Eternal Ltd Soars 5.5%: Shares of Eternal Ltd, the parent company of Zomato and Blinkit, surged 5.5% on June 5, continuing a bullish streak driven by a string of encouraging developments. This two-day rally has now lifted the stock by nearly 9%, with investor sentiment buoyed by strong analyst outlooks and a shifting consumer trend toward quick commerce.
At 12:28 PM, the stock was trading at ₹259 per share—just below its 52-week high of ₹304.7 and well above the 52-week low of ₹179. The company’s market capitalisation now stands at an impressive ₹2.5 lakh crore.
Brokerage Firms Bet Big on Eternal’s Dual Dominance
Global brokerage Morgan Stanley has reaffirmed its bullish stance on Eternal, praising the company’s dominant position in both the food delivery and quick commerce segments. The firm highlighted Eternal’s efficient cost structure, healthy balance sheet, and minimal risk of equity dilution as key positives. It has maintained a price target of ₹320 for the stock, suggesting a potential upside of around 23% from current levels.
The brokerage has also established a “floor” valuation between ₹200 and ₹220, calling it a “compelling risk-reward profile” for long-term investors.
One of the major factors influencing Morgan Stanley’s optimism is the rapidly growing addressable market in quick commerce. The firm has significantly revised its projections for India’s quick commerce (QC) industry, now estimating it will touch $57 billion by 2030—up from a previous forecast of $42 billion.
As a result, Eternal’s QC gross order value estimates for FY26–FY28 have been upgraded by 9–11%. While the sector continues to grapple with stiff competition, Morgan Stanley believes that losses will peak this quarter and margins will begin improving from FY26 onward. The food delivery arm, Zomato, is also expected to improve margins through better monetisation and increased absorption of fixed costs.
Blinkit Closes the Gap with Zomato in Weekly Users
Adding fuel to the rally is a new CLSA report that highlights a major shift in India’s digital consumption patterns. According to data as of May 26, Blinkit, Eternal’s quick commerce platform, recorded 30.1 million weekly active users (WAUs), nearly matching Zomato’s 30.7 million. In contrast, Swiggy’s total app ecosystem lagged behind both.
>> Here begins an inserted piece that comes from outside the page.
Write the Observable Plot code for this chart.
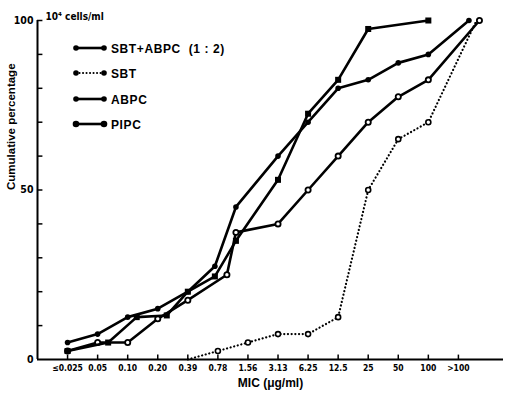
<!DOCTYPE html>
<html>
<head>
<meta charset="utf-8">
<script src="https://cdn.jsdelivr.net/npm/d3@7"></script>
<script src="https://cdn.jsdelivr.net/npm/@observablehq/plot@0.6"></script>
<style>
  html, body { margin: 0; padding: 0; background: #fff; }
  #wrap { position: relative; width: 507px; height: 395px; overflow: hidden; }
  #legend { position: absolute; left: 0; top: 0; }
</style>
</head>
<body>
<div id="wrap"></div>
<script>
// MIC categories (tick labels) — x positions are category indices
const xLabels = ["≤0.025","0.05","0.10","0.20","0.39","0.78","1.56","3.13","6.25","12.5","25","50","100",">100"];
const yMinorTicks = [10,20,30,40,50,60,70,80,90,100];
const yLabelTicks = [0,50,100];

// Series (MIC position as category index, cumulative %)
const sbtAbpcMic = [0,1,2,3,4,4.9,5.6,7,8,9,10,11,12,13.35];
const sbtAbpcPct = [5,7.5,12.5,15,20,27.5,45,60,70,80,82.5,87.5,90,100];

const sbtMic = [4,5,6,7,8,9,10,11,12,13.6];
const sbtPct = [0,2.5,5,7.5,7.5,12.5,50,65,70,100];

const abpcMic = [0,1,2,3,4,5.3,5.6,7,8,9,10,11,12,13.7];
const abpcPct = [2.5,5,5,12,17.5,25,37.5,40,50,60,70,77.5,82.5,100];

const pipcMic = [0,1.35,2.3,3.3,4,4.9,5.6,7,8,9,10,12];
const pipcPct = [2.5,5,12.5,13,20,24.5,35,53,72.5,82.5,97.5,100];

const legendNames = ["SBT+ABPC  (1 : 2)","SBT","ABPC","PIPC"];

const toRows = (mic, pct) => mic.map((m, i) => ({mic: m, pct: pct[i]}));
const sbtAbpc = toRows(sbtAbpcMic, sbtAbpcPct);
const sbt = toRows(sbtMic, sbtPct);
const abpc = toRows(abpcMic, abpcPct);
const pipc = toRows(pipcMic, pipcPct);

const FONT = '"DejaVu Sans Condensed","Liberation Sans",sans-serif';
const SANS = '"Liberation Sans","DejaVu Sans",sans-serif';

const chart = Plot.plot({
  width: 507,
  height: 395,
  marginTop: 20,
  marginBottom: 36,
  marginLeft: 37,
  marginRight: 4,
  style: {fontFamily: FONT, fontSize: "10px", fontWeight: "bold", color: "#000", background: "#fff"},
  x: {domain: [-1, 14.5], axis: null},
  y: {domain: [0, 100], axis: null},
  marks: [
    // axes lines
    Plot.ruleY([0], {stroke: "#000", strokeWidth: 2}),
    Plot.ruleX([-1], {y1: 0, y2: 100, stroke: "#000", strokeWidth: 2}),
    // inward tick marks
    Plot.ruleX(xLabels.map((_, i) => i), {x: d => d, y1: 0, y2: 1.3, stroke: "#000", strokeWidth: 1.5}),
    Plot.ruleY(yMinorTicks, {y: d => d, x1: -1, x2: -0.82, stroke: "#000", strokeWidth: 1.5}),
    // tick labels
    Plot.text(xLabels.map((_, i) => i), {x: d => d, y: 0, text: d => xLabels[d], dy: 9, fontSize: 8.5, fontWeight: "bold", fill: "#000", fontFamily: FONT}),
    Plot.text(yLabelTicks, {x: -1, y: d => d, text: d => String(d), dx: -4, textAnchor: "end", fontSize: 10.5, fontWeight: "bold", fill: "#000"}),
    // axis titles
    Plot.text(["MIC (μg/ml)"], {frameAnchor: "bottom", dy: 27, fontSize: 12, fontWeight: "bold", fill: "#000", fontFamily: SANS}),
    Plot.text(["Cumulative percentage"], {frameAnchor: "left", dx: -26, rotate: -90, fontSize: 11.5, fontWeight: "bold", fill: "#000", fontFamily: SANS}),
    Plot.text(["10⁴ cells/ml"], {frameAnchor: "top-left", dx: 8, dy: -8, textAnchor: "start", fontSize: 10, fontWeight: "bold", fill: "#000"}),
    // series
    Plot.line(sbt, {x: "mic", y: "pct", stroke: "#000", strokeWidth: 2.2, strokeDasharray: "0.1,3.6", strokeLinecap: "round"}),
    Plot.dot(sbt.filter(d => d.pct > 0 && d.pct < 100), {x: "mic", y: "pct", r: 2.5, fill: "#fff", stroke: "#000", strokeWidth: 1.6}),
    Plot.line(abpc, {x: "mic", y: "pct", stroke: "#000", strokeWidth: 2.6}),
    Plot.dot(abpc, {x: "mic", y: "pct", r: 2.6, fill: "#fff", stroke: "#000", strokeWidth: 1.8}),
    Plot.line(pipc, {x: "mic", y: "pct", stroke: "#000", strokeWidth: 2.6}),
    Plot.dot(pipc, {x: "mic", y: "pct", symbol: "square", r: 3.4, fill: "#000"}),
    Plot.line(sbtAbpc, {x: "mic", y: "pct", stroke: "#000", strokeWidth: 2.6}),
    Plot.dot(sbtAbpc, {x: "mic", y: "pct", r: 2.8, fill: "#000"})
  ]
});

const wrap = document.getElementById("wrap");
wrap.appendChild(chart);

// Legend overlay
const lg = d3.select(wrap).append("svg")
  .attr("id", "legend").attr("width", 507).attr("height", 395);
const legendY = [48, 73, 99, 124];
legendNames.forEach((name, i) => {
  const g = lg.append("g").attr("transform", `translate(0,${legendY[i]})`);
  g.append("line").attr("x1", 76).attr("x2", 104).attr("y1", 0).attr("y2", 0)
    .attr("stroke", "#000").attr("stroke-width", i === 1 ? 2 : 2.6)
    .attr("stroke-dasharray", i === 1 ? "0.1,3.4" : null)
    .attr("stroke-linecap", i === 1 ? "round" : "butt");
  [76, 104].forEach(cx => g.append("circle").attr("cx", cx).attr("cy", 0)
    .attr("r", i === 3 ? 3.3 : 2.8).attr("fill", "#000"));
  g.append("text").attr("x", 111).attr("y", 4.5)
    .attr("font-family", SANS).attr("font-weight", "bold").attr("font-size", 12)
    .attr("letter-spacing", "0.6px").attr("fill", "#000")
    .style("white-space", "pre").text(name);
});
</script>
</body>
</html>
This surge underscores a deeper transformation in Indian online shopping behavior, where quick commerce is rapidly becoming a default choice—not just for groceries, but also for snacks, personal care items, and even fashion products in urban areas.
“Blinkit is now within striking distance of Zomato in terms of user engagement, which is remarkable for a platform that started as an experiment in ultra-fast grocery delivery,” the CLSA report noted.
CLSA, citing Sensor Tower data, said Blinkit has widened its lead over closest competitors this year. The gap between Blinkit and its nearest rival expanded from 1.79 million WAUs in January to a record 7.7 million WAUs by late May. This data strongly positions Blinkit as the undisputed leader in the QC space.
Quick Commerce: From Convenience to Habit
Once considered a luxury or convenience, quick commerce is now ingraining itself into daily consumer behavior across major Indian cities. The segment’s explosive growth has been fuelled by faster delivery times, broader product availability, and aggressive expansion by players like Zepto and Swiggy’s Instamart.
For Eternal, this trend couldn’t come at a better time. Blinkit’s scale-up is not only boosting the company’s overall top-line growth but also supporting its transition from a cash-burning startup model to a more sustainable, margin-driven business.
What Lies Ahead for Investors?
With increasing user stickiness, operational efficiency, and expanding market share in both food delivery and quick commerce, Eternal Ltd appears well-positioned for the future. While competition remains intense, especially in QC, analysts believe the worst in terms of losses is behind.
Backed by strong institutional endorsements and compelling industry tailwinds, Eternal’s dual-engine growth model could continue to generate investor interest. As India’s digital consumption story evolves, Eternal is no longer just a foodtech player—it’s shaping the next phase of urban retail convenience.